置き型アロマブロックはお客様の目線にかからない棚の上や事務所デスク周辺に置き、定期交換を忘れないようにしましょう。
バックヤードや倉庫には超音波虫よけ器を導入し、寝静まった夜間も無人で稼働させることで、物流エリアの侵入を防止します。
発生源を特定し、早期に除去する
デパート内で虫が大量発生する場合、排水口やグリストラップ、倉庫の隙間、植物を置いた休憩スペースなどに発生源が潜んでいることが多いです。
定期点検と早期除去が被害を最小限に抑えます。
排水口・グリストラップの点検清掃
食品売り場や飲食テナントのグリストラップは、油分と水分が混じりあうためハエやチョウバエが繁殖しやすい場所。
毎日閉店後に湯洗いし、週に一度は専用ブラシと強力洗剤で内部を清掃します。
清掃後は必ず熱湯を流し、菌や卵を死滅させることで再発を防ぎましょう。
植物管理と休憩スペースの見直し
デパート内に設けられた観葉植物や休憩ソファは、見た目の癒やしだけでなく虫にとっても快適な住処になります。
プランターの土は通気性と排水性に優れた専用培養土にし、水やり後は根本の受け皿に溜まった水を速やかに捨てます。
休憩スペースのソファはカバーを外して洗濯できるものを選び、月に一度はカバーを外して掃除機をかける習慣をつけましょう。
専門業者との連携で万全を期す
自力での対策が限界に達したり、食品売り場での発生が長期間続いたりする場合は、迷わず専門の害虫駆除業者に相談しましょう。
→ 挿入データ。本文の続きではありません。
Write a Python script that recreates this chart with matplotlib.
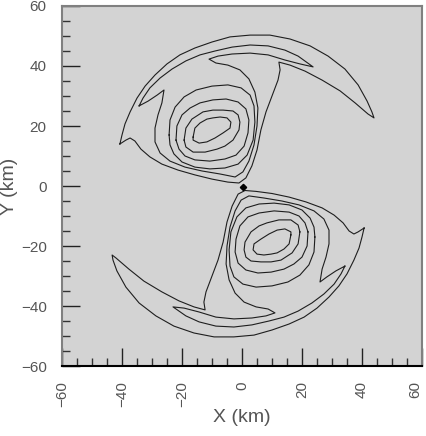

高所の通気ダクト点検や、隠れた配管内部の虫調査にはプロの機材とノウハウが不可欠です。
業者選定時には必ず使用薬剤の安全性説明を受け、店内立入禁止区域や作業日時の掲示、終了後の清掃確認報告書の提出を契約条件に含めてください。
デパートでの虫対策は、「侵入経路の遮断」「清掃の徹底」「忌避剤・アロマ活用」「発生源の除去」「専門業者との連携」という五つの視点を継続的に実施することで、はじめて効果を発揮します。
お客様にとって快適で安心感のある空間を守り、商品の魅力を最大限に引き出すために、本日から一歩ずつ取り組んでみてはいかがでしょうか。